Öte yandan “12 Haziran’da seçim sandığına Ergenekoncularla, demokrasiden yana olanlar dışında girebilecek başka bir parti var mı?” cümlenizle de, bu davaları siyasi rant kaynağı haline getirme, daha doğrusu zaten oluşmuş olan siyasi rantı körükleme çabanızı bir kenara bırakırsak, sanırım “istemeyerek” mahkemeler üzerinde bir baskı kurmuş olmaktasınız malesef. Çünkü yazınızınızda söz konusu davalara ilişkin soruları olanları, sanıkların lehine değerlendirlebilecek yarumlarda bulunanşarı Ergenekoncu olarak niteleyip, bu sanıklar lehine karar verecek herhangi bir mahkemeyi de peşinen aynı kefeye koymaktasınız.
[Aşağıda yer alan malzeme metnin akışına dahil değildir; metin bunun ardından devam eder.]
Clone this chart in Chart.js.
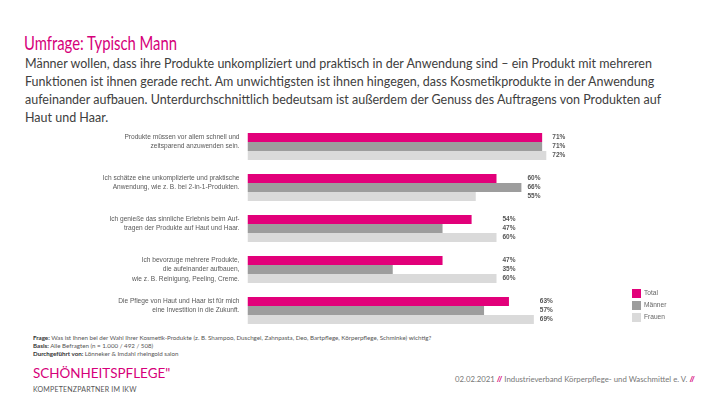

Umarım bakanımız Nihat Ergün’e yapmadığınız “hadini bildirme” görevinizi hiç değilse yanlız kaldığınız bir an kendiniz için yerine getirirsiniz.
Niyetlendiğimden çok daha uzun bir yazı oldu eğer buraya kadar okuma zahmetine katlandıysanız teşekkür ederim.